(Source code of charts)
┄┄┄┄┄┄┄┄┄┄
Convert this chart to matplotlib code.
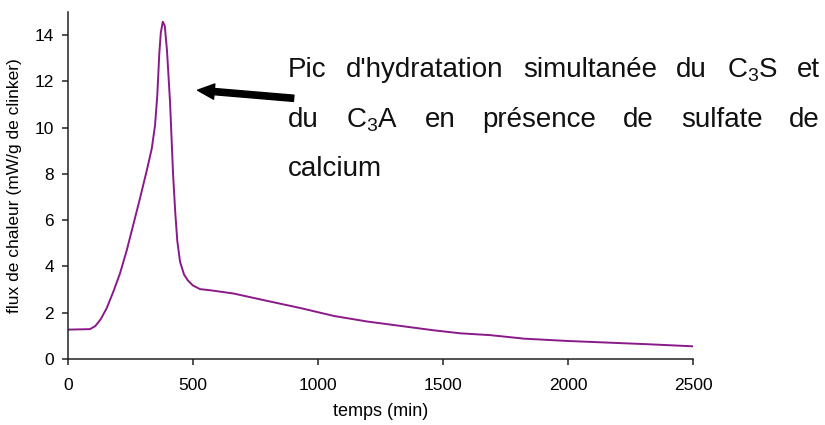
import matplotlib
matplotlib.use("Agg")
import matplotlib.pyplot as plt

plt.rcParams['font.family'] = ['Liberation Sans', 'DejaVu Sans']
plt.rcParams['mathtext.fontset'] = 'custom'
plt.rcParams['mathtext.rm'] = 'Liberation Sans'
plt.rcParams['mathtext.it'] = 'Liberation Sans'

# Data
time_min = [0, 89, 110, 132, 156, 182, 209, 236, 262, 289, 316, 336, 349, 358,
            366, 372, 380, 388, 397, 409, 421, 430, 438, 449, 465, 480, 500, 529,
            571, 663, 798, 931, 1064, 1197, 1330, 1463, 1570, 1690, 1823, 1996,
            2156, 2315, 2495]
heat_flux = [1.27, 1.29, 1.42, 1.72, 2.2, 2.9, 3.7, 4.7, 5.8, 6.95, 8.15, 9.1,
             10.1, 11.4, 13.2, 14.1, 14.58, 14.4, 13.3, 11.1, 8.0, 6.3, 5.1, 4.2,
             3.65, 3.4, 3.18, 3.02, 2.97, 2.83, 2.51, 2.2, 1.86, 1.62, 1.43, 1.24,
             1.11, 1.03, 0.88, 0.78, 0.71, 0.64, 0.55]
x_ticks = [0, 500, 1000, 1500, 2000, 2500]
y_ticks = [0, 2, 4, 6, 8, 10, 12, 14]
x_label = "temps (min)"
y_label = "flux de chaleur (mW/g de clinker)"
annot_lines = [
    ["Pic", "d'hydratation", "simultanée", "du", "C$_3$S", "et"],
    ["du", "C$_3$A", "en", "présence", "de", "sulfate", "de"],
    ["calcium"],
]
arrow_tip = (519, 11.62)
arrow_tail = (903, 11.27)

W, H = 825, 425
fig = plt.figure(figsize=(W / 100, H / 100), dpi=100)
ax = fig.add_axes([67.7 / W, (H - 359) / H, (693.3 - 67.7) / W, (359 - 12) / H])

ax.plot(time_min, heat_flux, color='#8A1A8A', lw=1.4)
ax.set_xlim(0, 2500)
ax.set_ylim(0, 15)
ax.set_xticks(x_ticks)
ax.set_yticks(y_ticks)
for s in ['top', 'right']:
    ax.spines[s].set_visible(False)
for s in ['left', 'bottom']:
    ax.spines[s].set_linewidth(1.1)
    ax.spines[s].set_color('#222222')
ax.tick_params(axis='both', direction='out', length=4, width=1.1, color='#222222',
               labelsize=12.5)
ax.tick_params(axis='x', pad=10)
ax.tick_params(axis='y', pad=6)
ax.set_xlabel(x_label, fontsize=13, labelpad=7)
ax.set_ylabel(y_label, fontsize=12.5, labelpad=9)

ax.annotate('', xy=arrow_tip, xytext=arrow_tail, xycoords='data',
            arrowprops=dict(arrowstyle='simple,head_length=1.2,head_width=1.1,tail_width=0.45',
                            mutation_scale=10, color='black', shrinkA=0, shrinkB=0))

# Justified annotation text
left_px, right_px = 288, 820
baselines = [77.3, 127.3, 176]
fig.canvas.draw()
renderer = fig.canvas.get_renderer()
for words, by in zip(annot_lines, baselines):
    texts = [fig.text(0, (H - by) / H, w, fontsize=20, va='baseline', ha='left',
                      color='#111111') for w in words]
    widths = [t.get_window_extent(renderer).width for t in texts]
    if len(words) > 1:
        gap = (right_px - left_px - sum(widths)) / (len(words) - 1)
    else:
        gap = 0
    x = left_px
    for t, w in zip(texts, widths):
        t.set_x(x / W)
        x += w + gap

fig.savefig('out.png', dpi=100)
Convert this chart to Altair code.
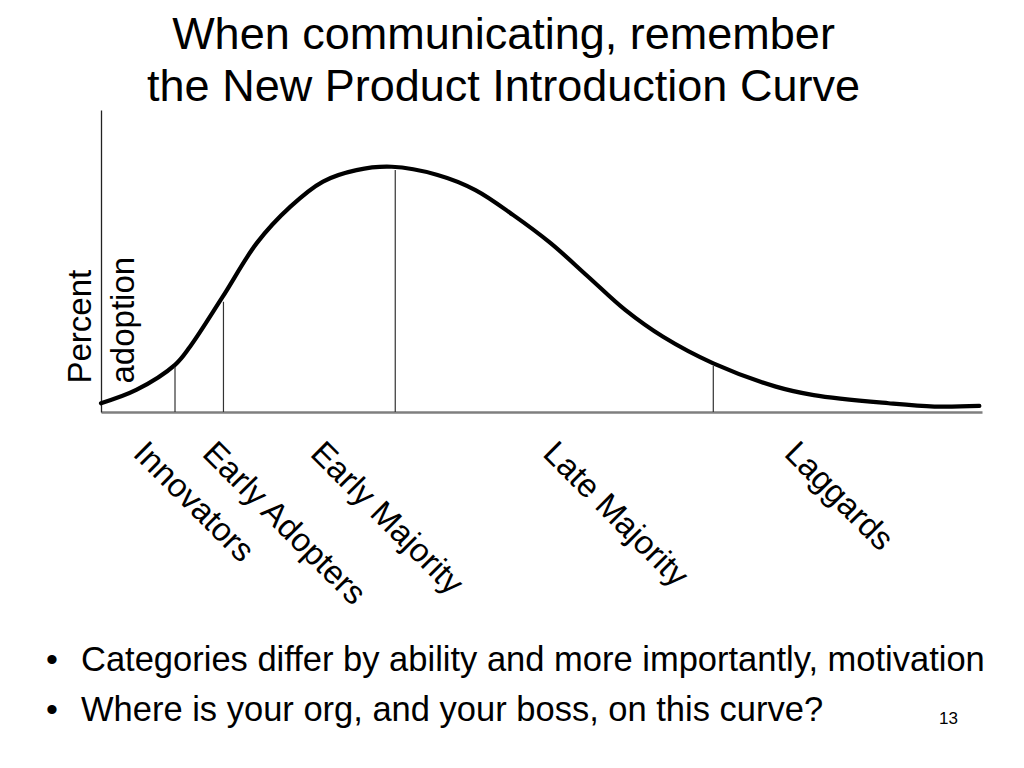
import altair as alt
import pandas as pd

# ---- data (x: time 0-100, y: percent adoption 0-100) ----
curve_x = [0, 4.0, 8.4, 10.1, 13.8, 17.7, 21.5, 25.2, 29.0, 33.0, 38.2, 42.5, 46.8,
           51.0, 55.3, 59.5, 63.8, 69.5, 76.6, 80.9, 89.4, 94.6, 99.7]
curve_y = [2.9, 7.3, 15.6, 21.6, 38.1, 56.0, 68.0, 76.3, 80.1, 81.2, 78.5, 73.5, 65.2,
           56.0, 44.8, 33.8, 24.9, 16.1, 8.4, 5.6, 2.9, 1.8, 2.0]

divider_x = [8.4, 13.9, 33.4, 69.5]
divider_top = [15.0, 36.5, 80.1, 15.2]

segments = ["Innovators", "Early Adopters", "Early Majority", "Late Majority", "Laggards"]
segment_label_x = [3.5, 11.35, 23.6, 50.0, 77.4]

title_lines = ["When communicating, remember", "the New Product Introduction Curve"]
y_title_lines = ["Percent", "adoption"]
bullets = ["Categories differ by ability and more importantly, motivation",
           "Where is your org, and your boss, on this curve?"]
page_number = "13"

FONT = "Liberation Sans"
W, H = 881, 302

xs = alt.Scale(domain=[0, 100], nice=False, zero=False)
ys = alt.Scale(domain=[0, 100], nice=False, zero=False)

x_axis = alt.Axis(title=None, labels=False, ticks=False, grid=False,
                  domainColor="#7f7f7f", domainWidth=2.5)
y_axis = alt.Axis(title=y_title_lines, labels=False, ticks=False, grid=False,
                  domainColor="#222222", domainWidth=1.3,
                  titleFont=FONT, titleFontSize=33, titleFontWeight="normal",
                  titleColor="black", titleAngle=270, titleAlign="left",
                  titleBaseline="alphabetic", titleX=-11, titleY=273,
                  titleLineHeight=43)

curve_df = pd.DataFrame({"t": curve_x, "v": curve_y})
div_df = pd.DataFrame({"t": divider_x, "v": [0] * len(divider_x), "top": divider_top})
lab_df = pd.DataFrame({"segment": segments, "t": segment_label_x})
one = pd.DataFrame({"k": [0]})

curve = alt.Chart(curve_df).mark_line(
    color="black", strokeWidth=4.2, interpolate="catmull-rom", strokeCap="round"
).encode(
    x=alt.X("t:Q", scale=xs, axis=x_axis),
    y=alt.Y("v:Q", scale=ys, axis=y_axis),
)

dividers = alt.Chart(div_df).mark_rule(color="#333333", strokeWidth=1.2).encode(
    x=alt.X("t:Q", scale=xs, axis=x_axis),
    y=alt.Y("v:Q", scale=ys, axis=y_axis),
    y2="top:Q",
)

labels = alt.Chart(lab_df).mark_text(
    angle=45, align="left", baseline="alphabetic", font=FONT, fontSize=33, color="black"
).encode(
    x=alt.X("t:Q", scale=xs, axis=x_axis),
    y=alt.value(345),
    text="segment:N",
)

bullet_text = alt.Chart(one).mark_text(
    align="left", baseline="alphabetic", font=FONT, fontSize=34.5, color="black", lineHeight=50
).encode(x=alt.value(-20), y=alt.value(561), text=alt.value(bullets))

bullet_marks = alt.Chart(one).mark_text(
    align="center", baseline="alphabetic", font=FONT, fontSize=34, color="black", lineHeight=50
).encode(x=alt.value(-49), y=alt.value(561), text=alt.value(["•", "•"]))

page = alt.Chart(one).mark_text(
    align="left", baseline="alphabetic", font=FONT, fontSize=17, color="black"
).encode(x=alt.value(838), y=alt.value(614), text=alt.value(page_number))

chart = alt.layer(curve, dividers, labels, bullet_text, bullet_marks, page).properties(
    width=W, height=H,
    title=alt.TitleParams(text=title_lines, font=FONT, fontSize=45, fontWeight="normal",
                          color="black", anchor="middle", dx=-38, dy=4, lineHeight=52),
    autosize=alt.AutoSizeParams(type="none"),
    padding={"left": 93, "top": 102, "right": 20, "bottom": 330},
).configure_view(stroke=None)

chart.save("out.html", embed_options={"renderer": "svg", "actions": False})
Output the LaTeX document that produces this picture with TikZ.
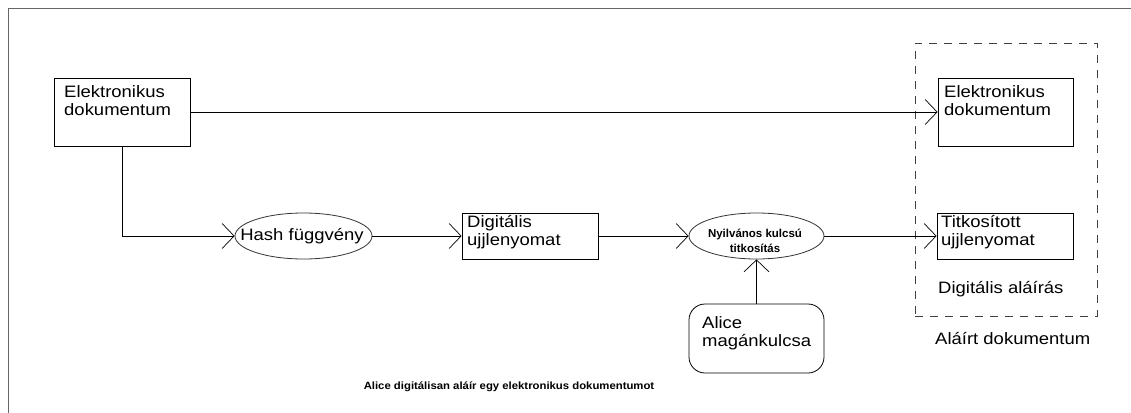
\documentclass[tikz,border=0pt]{standalone}
\usepackage{fontspec}
\setmainfont{Liberation Sans}
\newfontfamily\widefont[FakeStretch=1.12]{Liberation Sans}
\newfontfamily\capfont[FakeStretch=1.08]{Liberation Sans}
\usetikzlibrary{shapes.geometric,arrows.meta,calc}
\tikzset{
  conn/.style={line width=0.8pt, -{Straight Barb[length=12pt,width=25pt,line width=0.7pt]}},
  boxnode/.style={draw, line width=0.8pt, rectangle, inner sep=0pt},
  ellnode/.style={draw=black!80, line width=0.8pt, ellipse, inner sep=0pt, minimum width=137pt, minimum height=46pt},
  txt/.style={inner sep=0pt, align=left, font=\widefont\fontsize{16.5}{18}\selectfont},
  smalltxt/.style={inner sep=0pt, align=center, font=\fontsize{11.5}{15}\selectfont\bfseries},
  dashbox/.style={draw=black!75, line width=0.9pt, dash pattern=on 8pt off 7pt, rectangle, inner sep=0pt},
}
\begin{document}
\begin{tikzpicture}[x=1pt,y=-1pt]
\useasboundingbox (0,0) rectangle (1131,412);
\clip (0,0) rectangle (1131,412);
\fill[white] (0,0) rectangle (1131,412);
\draw[black!60, line width=1pt] (8,430) -- (8,9) -- (1145,9);

% boxes
\node[boxnode, minimum width=136pt, minimum height=68pt] (e1) at (122,112) {};
\node[txt, anchor=north west] (e1t) at (64,85) {Elektronikus\\dokumentum};

\node[boxnode, minimum width=135pt, minimum height=68pt] (e2) at (1005.5,112) {};
\node[txt, anchor=north west] (e2t) at (944,85) {Elektronikus\\dokumentum};

\node[ellnode] (hash) at (303.5,236) {};
\node[txt, anchor=center] (hasht) at (302,236) {Hash függvény};

\node[boxnode, minimum width=136pt, minimum height=46pt] (dig) at (530,236) {};
\node[txt, anchor=north west] (digt) at (467,215) {Digitális\\ujjlenyomat};

\node[ellnode, minimum width=135pt] (nyil) at (756.5,236) {};
\node[smalltxt] (nyilt) at (755,241) {Nyilvános kulcsú\\titkosítás};

\node[boxnode, minimum width=136pt, minimum height=46pt] (tit) at (1005,236) {};
\node[txt, anchor=north west] (titt) at (941,215) {Titkosított\\ujjlenyomat};

\node[boxnode, rounded corners=16pt, minimum width=135pt, minimum height=69pt] (alice) at (756.5,338.5) {};
\node[txt, anchor=north west] (alicet) at (702,316) {Alice\\magánkulcsa};

\node[dashbox, minimum width=182pt, minimum height=273pt] (sig) at (1006,179.5) {};
\node[txt, anchor=west] (sigt) at (938,289) {Digitális aláírás};
\node[txt, anchor=west] (doct) at (935,339) {Aláírt dokumentum};

\node[inner sep=0pt, font=\capfont\fontsize{10.5}{12}\selectfont\bfseries] (cap) at (509,387) {Alice digitálisan aláír egy elektronikus dokumentumot};

% connectors
\draw[conn] (e1.east) -- (e2.west);
\draw[conn] (e1.south) |- (hash.west);
\draw[conn] (hash.east) -- (dig.west);
\draw[conn] (dig.east) -- (nyil.west);
\draw[conn] (nyil.east) -- (tit.west);
\draw[conn] (alice.north) -- (nyil.south);
\end{tikzpicture}
\end{document}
┄┄┄┄┄┄┄┄┄┄
■ **What the task asks**: Everything from the first line of the listing above through the line that contains "import matplotlib.pyplot as plt" is to be restated word for word, minus the pictures.

■ **Exercise result**:
Convert this chart to matplotlib code.
import matplotlib
matplotlib.use("Agg")
import matplotlib.pyplot as plt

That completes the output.